Mas se a suspeita é uma ex-funcionária da universidade, por que os professores estão sendo cobrados?
A Fapesp entende que era de responsabilidade dos professores (que também atuam como pesquisadores) monitorar o uso dos recursos uma vez que as verbas foram, do ponto de vista legal, concedidas pessoalmente a eles. Por isso, está cobrando deles o ressarcimento aos cofres públicos.
“Qualquer pagamento/transferência de valores oriundos desta Fundação apenas poderia ter sido realizado mediante senha do cartão BB Pesquisa, o que sugere que, no mínimo, teria havido negligência por parte dos pesquisadores quanto à obrigação de guarda desse código secreto”, disse a Fundação ao MP-SP.
Decisões da Justiça
Diante da cobrança de restituição dos valores, os professores do IB ingressaram com ações na Justiça alegando que a responsabilidade pelo reembolso é da Unicamp, uma vez que foi a universidade que colocou Ligiane dentro do instituto para operacionalizar a contratação de serviços e compras para as pesquisas.
Os processos foram sorteados para diversas varas da Justiça e correm sob sigilo a pedido do advogado dos pesquisadores, mas o g1 apurou que os juízes de Campinas têm emitido decisões divergentes.
Nos processos sorteados para a 1ª Vara da Fazenda Pública, o juiz tem concedido liminar aos pesquisadores suspendendo a obrigatoriedade dos reembolsos até o fim das investigações.
Já os juízes da 3ª e 4ª Varas da Fazenda Pública entenderam de forma diferente e negaram os pedidos de liminar dos pesquisadores e, com isso, autorizaram a cobrança dos valores desviados. Para esses magistrados, a responsabilidade pela verba era do pesquisador.
O que diz a defesa do pesquisadores?
Os advogados que representam os professores da Unicamp confirmaram que eles foram notificados a devolver os valores desviados “sob pena de bloqueio dos projetos em andamento”. Segundo eles, isso “afetaria as pesquisas em desenvolvimento no IB, além de bloquear a bolsa dos inúmeros estudantes pesquisadores”.

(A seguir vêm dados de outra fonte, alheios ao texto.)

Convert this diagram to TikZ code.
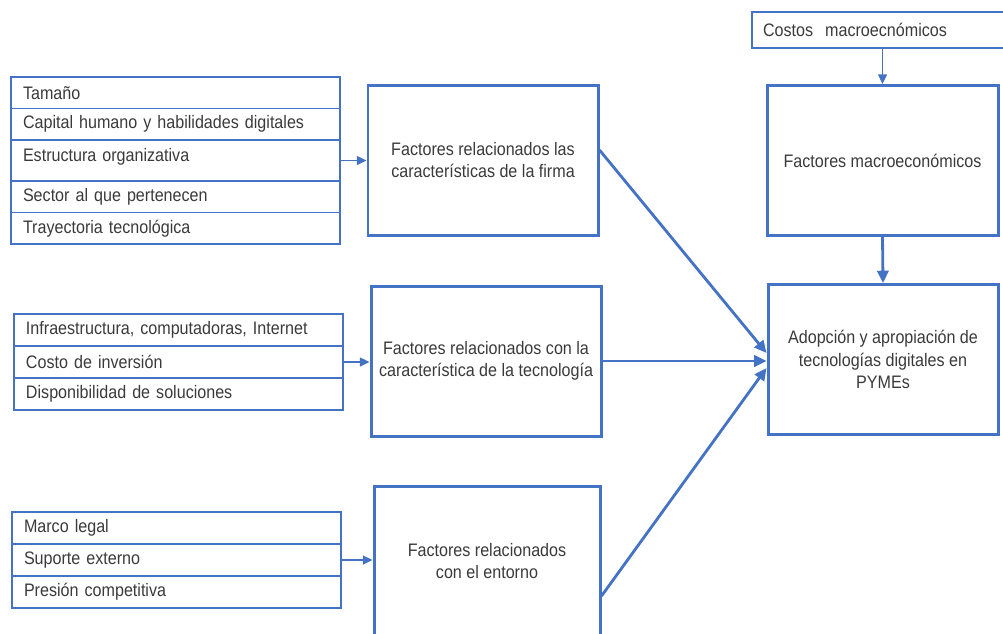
\documentclass[tikz,border=0pt]{standalone}
\usepackage{fontspec}
\setmainfont{Liberation Sans}[FakeStretch=0.89]
\usetikzlibrary{positioning,arrows.meta}

\definecolor{boxblue}{HTML}{4472C4}
\definecolor{txtgray}{HTML}{3A3A3A}

\newcommand*{\px}{0.02cm}

\begin{document}
\begin{tikzpicture}
[
	x=\px, y=-\px,
	every node/.style={font=\fontsize{10.3}{12.8}\selectfont, text=txtgray},
	item/.style={draw=boxblue, line width=0.8pt, outer sep=0pt, anchor=north west, minimum height=32*\px,
		text width=305*\px, inner xsep=12*\px, align=left},
	factor/.style={draw=boxblue, line width=1.7pt, minimum width=230*\px, minimum height=150*\px, align=center},
	feed/.style={draw=boxblue, line width=1.1pt, -{Triangle[length=5.5pt,width=5pt]}},
	link/.style={draw=boxblue, line width=1.6pt, -{Triangle[length=7pt,width=6.5pt]}}
]

	\useasboundingbox (0,0) rectangle (1003,633);
	\clip (0,0) rectangle (1003,633);

	% firm characteristics
	\node[item, minimum height=31.5*\px] at (11,77) (tam) {Tamaño};
	\node[item, minimum height=31.5*\px, below=0pt of tam] (cap) {Capital humano y habilidades digitales};
	\node[item, minimum height=41*\px, text depth=6.2pt, below=0pt of cap] (estr) {Estructura organizativa};
	\node[item, minimum height=31.5*\px, below=0pt of estr] (sector) {Sector al que pertenecen};
	\node[item, minimum height=31.5*\px, below=0pt of sector] (tray) {Trayectoria tecnológica};

	% technology
	\node[item] at (14,314) (infra) {Infraestructura, computadoras, Internet};
	\node[item, below=0pt of infra] (costo) {Costo de inversión};
	\node[item, below=0pt of costo] (disp) {Disponibilidad de soluciones};

	% environment
	\node[item] at (12,512) (marco) {Marco legal};
	\node[item, below=0pt of marco] (suporte) {Suporte externo};
	\node[item, below=0pt of suporte] (presion) {Presión competitiva};

	% macro costs
	\node[item, text width=232*\px, inner xsep=11*\px, minimum height=36*\px] at (752,12) (costos) {Costos\ \ macroecnómicos};

	% factor boxes
	\node[factor] at (483,160) (firma) {Factores relacionados las\\características de la firma};
	\node[factor] at (486,361) (tecno) {Factores relacionados con la\\característica de la tecnología};
	\node[factor, minimum width=226*\px] at (487,561) (entorno) {Factores relacionados\\con el entorno};
	\node[factor, minimum width=231*\px] at (882.5,160.5) (macro) {Factores macroeconómicos};
	\node[factor] at (883,359.5) (adop) {Adopción y apropiación de\\tecnologías digitales en\\PYMEs};

	% feeds
	\draw[feed] (estr.east) -- (estr.east -| firma.west);
	\draw[feed] (costo.east) -- (costo.east -| tecno.west);
	\draw[feed] (suporte.east) -- (suporte.east -| entorno.west);
	\draw[feed] (macro.north |- costos.south) -- (macro.north);

	% links
	\draw[link] (macro.south) -- (adop.north);
	\draw[link] ([yshift=10*\px]firma.east) -- ([yshift=6.5*\px]adop.west);
	\draw[link] (tecno.east) -- (tecno.east -| adop.west);
	\draw[link] ([yshift=-35*\px]entorno.east) -- ([yshift=-8.5*\px]adop.west);

\end{tikzpicture}
\end{document}
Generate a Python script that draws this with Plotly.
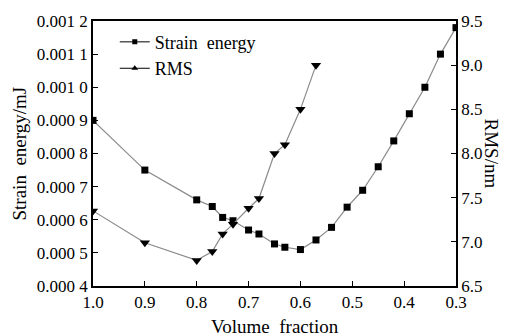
import plotly.graph_objects as go

# Data
se_x = [1.0, 0.9, 0.8, 0.77, 0.75, 0.73, 0.70, 0.68, 0.65, 0.63, 0.60,
        0.57, 0.54, 0.51, 0.48, 0.45, 0.42, 0.39, 0.36, 0.33, 0.30]
se_y = [0.000900, 0.000750, 0.000660, 0.000640, 0.000607, 0.000597, 0.000569,
        0.000557, 0.000527, 0.000517, 0.000510, 0.000539, 0.000577, 0.000638,
        0.000689, 0.000760, 0.000838, 0.000920, 0.001000, 0.001100, 0.001180]

rms_x = [1.0, 0.9, 0.8, 0.77, 0.75, 0.73, 0.70, 0.68, 0.65, 0.63, 0.60, 0.57]
rms_y = [7.35, 6.99, 6.79, 6.89, 7.09, 7.20, 7.38, 7.49, 8.00, 8.10, 8.50, 9.00]

x_ticks = [1.0, 0.9, 0.8, 0.7, 0.6, 0.5, 0.4, 0.3]
x_ticktext = ["1.0", "0.9", "0.8", "0.7", "0.6", "0.5", "0.4", "0.3"]
y1_ticks = [0.0004, 0.0005, 0.0006, 0.0007, 0.0008, 0.0009, 0.0010, 0.0011, 0.0012]
y1_ticktext = ["0.000 4", "0.000 5", "0.000 6", "0.000 7", "0.000 8",
               "0.000 9", "0.001 0", "0.001 1", "0.001 2"]
y2_ticks = [6.5, 7.0, 7.5, 8.0, 8.5, 9.0, 9.5]
y2_ticktext = ["6.5", "7.0", "7.5", "8.0", "8.5", "9.0", "9.5"]

FONT = "Liberation Serif, Times New Roman, serif"
LINE_GRAY = "#8a8a8a"

fig = go.Figure()
fig.add_trace(go.Scatter(
    x=se_x, y=se_y, mode="lines+markers", name="Strain energy",
    line=dict(color=LINE_GRAY, width=1.2),
    marker=dict(symbol="square", size=7, color="black"),
    showlegend=False, yaxis="y"))
fig.add_trace(go.Scatter(
    x=rms_x, y=rms_y, mode="lines+markers", name="RMS",
    line=dict(color=LINE_GRAY, width=1.2),
    marker=dict(symbol="triangle-down", size=9, color="black"),
    showlegend=False, yaxis="y2"))
# legend entries
fig.add_trace(go.Scatter(
    x=[None], y=[None], mode="lines+markers", name="Strain\u00a0 energy",
    line=dict(color="black", width=1),
    marker=dict(symbol="square", size=5, color="black")))
fig.add_trace(go.Scatter(
    x=[None], y=[None], mode="lines+markers", name="RMS",
    line=dict(color="black", width=1),
    marker=dict(symbol="triangle-up", size=6, color="black")))

axis_common = dict(showline=True, linecolor="black", linewidth=1.5,
                   ticks="inside", ticklen=5, tickwidth=1.3, tickcolor="black",
                   showgrid=False, zeroline=False,
                   tickfont=dict(family=FONT, size=17, color="black"))

fig.update_layout(
    width=508, height=336,
    margin=dict(l=93, r=52, t=21, b=50),
    plot_bgcolor="white", paper_bgcolor="white",
    font=dict(family=FONT, size=17, color="black"),
    xaxis=dict(range=[1.0, 0.3], tickvals=x_ticks, ticktext=x_ticktext,
               mirror=True, **axis_common),
    yaxis=dict(range=[0.0004, 0.0012], tickvals=y1_ticks, ticktext=y1_ticktext,
               **axis_common),
    yaxis2=dict(range=[6.5, 9.5], tickvals=y2_ticks, ticktext=y2_ticktext,
                overlaying="y", side="right", **axis_common),
    legend=dict(x=0.06, y=0.99, xanchor="left", yanchor="top",
                bgcolor="rgba(0,0,0,0)", font=dict(family=FONT, size=18),
                itemwidth=30, tracegroupgap=0),
    annotations=[
        dict(text="Strain\u00a0 energy/mJ", xref="paper", yref="paper", x=0, y=0.5,
             xanchor="center", yanchor="middle", xshift=-74, textangle=-90,
             showarrow=False, font=dict(family=FONT, size=19)),
        dict(text="RMS/nm", xref="paper", yref="paper", x=1, y=0.5,
             xanchor="center", yanchor="middle", xshift=35, textangle=90,
             showarrow=False, font=dict(family=FONT, size=19)),
        dict(text="Volume\u00a0 fraction", xref="paper", yref="paper", x=0.5, y=0,
             xanchor="center", yanchor="middle", yshift=-40,
             showarrow=False, font=dict(family=FONT, size=19)),
    ],
)

fig.write_html("out.html", config={"displayModeBar": False},
               post_script="document.body.style.margin='0';"
                           "document.body.style.overflow='hidden';")
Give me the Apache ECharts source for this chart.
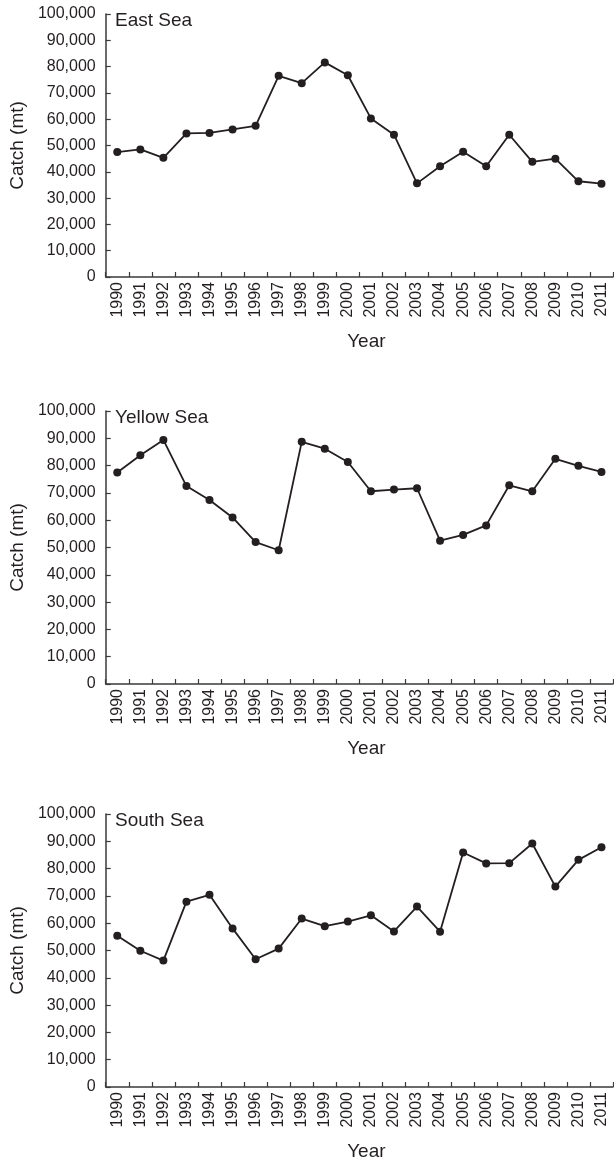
<!DOCTYPE html>
<html>
<head>
<meta charset="utf-8">
<script src="https://cdn.jsdelivr.net/npm/echarts@6/dist/echarts.min.js"></script>
<style>
  html, body { margin: 0; padding: 0; background: #fff; }
  #chart { width: 614px; height: 1163px; }
</style>
</head>
<body>
<div id="chart"></div>
<script>
// Annual catch (metric tons) by sea area, 1990-2011
const years = ['1990','1991','1992','1993','1994','1995','1996','1997','1998','1999','2000',
               '2001','2002','2003','2004','2005','2006','2007','2008','2009','2010','2011'];

const eastSea = [47500, 48500, 45300, 54600, 54800, 56100, 57500, 76500, 73700, 81600, 76700,
                 60300, 54100, 35600, 42100, 47600, 42100, 54100, 43800, 45000, 36400, 35500];

const yellowSea = [77500, 83800, 89400, 72500, 67400, 61000, 52000, 49000, 88700, 86200, 81300,
                   70600, 71200, 71700, 52500, 54600, 58100, 72800, 70600, 82500, 79900, 77700];

const southSea = [55400, 49900, 46300, 67900, 70400, 58100, 46800, 50700, 61700, 58900, 60600,
                  62900, 57000, 66100, 56900, 85900, 81900, 82000, 89200, 73400, 83200, 87800];

const panelTitles = ['East Sea', 'Yellow Sea', 'South Sea'];
const panelSeries = [eastSea, yellowSea, southSea];

const INK = '#231f20';
const AXIS = '#3a3a3a';
const FONT = "'Liberation Sans', Arial, sans-serif";

// vertical placement of each panel's plotting area (top at 100,000, bottom at 0)
const panelBoxes = [
  { top: 14,  height: 263 },
  { top: 411, height: 273 },
  { top: 814, height: 273 }
];

const grids = [], xAxes = [], yAxes = [], series = [], titles = [];

panelBoxes.forEach((box, i) => {
  grids.push({ left: 101, right: 1, top: box.top, height: box.height, containLabel: false });

  xAxes.push({
    type: 'category',
    gridIndex: i,
    data: years,
    boundaryGap: true,
    name: 'Year',
    nameLocation: 'middle',
    nameGap: 55,
    nameTextStyle: { color: INK, fontSize: 19, fontFamily: FONT, padding: [0, 0, 0, 14] },
    axisLine: { show: true, lineStyle: { color: AXIS, width: 1.5 } },
    axisTick: { show: true, inside: true, length: 5, interval: 0,
                lineStyle: { color: AXIS, width: 1.2 } },
    axisLabel: { interval: 0, rotate: 90, margin: 5, color: INK, fontSize: 16, fontFamily: FONT },
    splitLine: { show: false }
  });

  yAxes.push({
    type: 'value',
    gridIndex: i,
    min: 0,
    max: 100000,
    interval: 10000,
    name: 'Catch (mt)',
    nameLocation: 'middle',
    nameRotate: 90,
    nameGap: 74,
    nameTextStyle: { color: INK, fontSize: 19, fontFamily: FONT },
    axisLine: { show: true, lineStyle: { color: AXIS, width: 1.5 } },
    axisTick: { show: true, inside: true, length: 5, lineStyle: { color: AXIS, width: 1.2 } },
    axisLabel: {
      margin: 10, color: INK, fontSize: 16, fontFamily: FONT,
      formatter: v => v.toLocaleString('en-US')
    },
    splitLine: { show: false }
  });

  series.push({
    type: 'line',
    xAxisIndex: i,
    yAxisIndex: i,
    data: panelSeries[i],
    symbol: 'circle',
    symbolSize: 8,
    showAllSymbol: true,
    lineStyle: { color: INK, width: 1.8 },
    itemStyle: { color: INK, borderWidth: 0 },
    animation: false
  });

  titles.push({
    text: panelTitles[i],
    left: 115,
    top: box.top - 3,
    padding: 0,
    textStyle: { color: INK, fontSize: 19, fontWeight: 'normal', fontFamily: FONT }
  });
});

const chart = echarts.init(document.getElementById('chart'), null, { renderer: 'canvas' });
chart.setOption({
  backgroundColor: '#ffffff',
  animation: false,
  title: titles,
  grid: grids,
  xAxis: xAxes,
  yAxis: yAxes,
  series: series
});
</script>
</body>
</html>
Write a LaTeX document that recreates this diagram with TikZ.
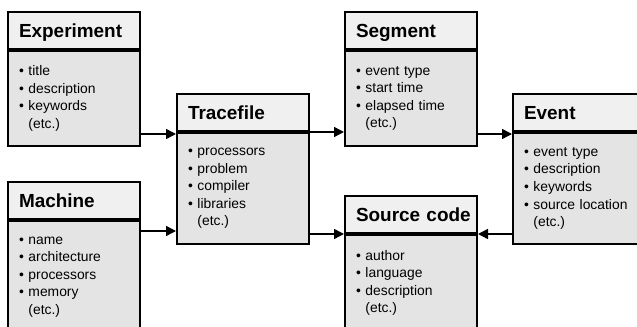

“Como os professores não são responsáveis pelo desvio, foi necessário recorrer ao Poder Judiciário, até mesmo para garantir a pesquisa e as bolsas dos alunos pesquisadores”, explicou a defesa dos professores.
“Destacamos que os pesquisadores sempre tiveram postura ativa para a solução do problema, descobriram os desvios, reportaram à autoridade policial, que instaurou inquérito policial com base na denúncia, e notificaram a Unicamp e a Fapesp para providências”, disseram os advogados.
O que diz a Fapesp?
Ao g1, a Fapesp informou que está recorrendo das decisões que suspenderam as cobranças de ressarcimento. “No que diz respeito a todos os pesquisadores envolvidos na questão, a Fundação continuará tomando as providências em juízo e seguirá cumprindo sua função em defesa do patrimônio público”, disse em nota.
O que diz a Unicamp?
Procurada, a Unicamp se limitou a dizer que “os fatos estão sendo objeto de apuração final, de forma criteriosa, em Sindicância Administrativa”. Diz ainda que “adotará todas as providências que se mostrarem cabíveis após sua conclusão”.
Verbas de 36 pesquisadores
Segundo a Fapesp, os R$ 5 milhões saíram de 75 destinações de verbas a 36 pesquisadores do IB diretamente para a ex-funcionária. O valor aferido foi informado pela Fundação ao Ministério Público Estadual (MP-SP), que investiga o caso no âmbito cível e criminal.
O trabalho de auditoria, no entanto, ainda não foi concluído pela Fapesp, que agora apura qual valor, desses R$ 5 milhões, foi efetivamente extraviado dos pesquisadores. Isso porque, Ligiane era a responsável por operacionalizar o pagamento de serviços e compras no IB e, em alguns casos, fazia a transferência para a própria conta para “agilizar o trabalho”.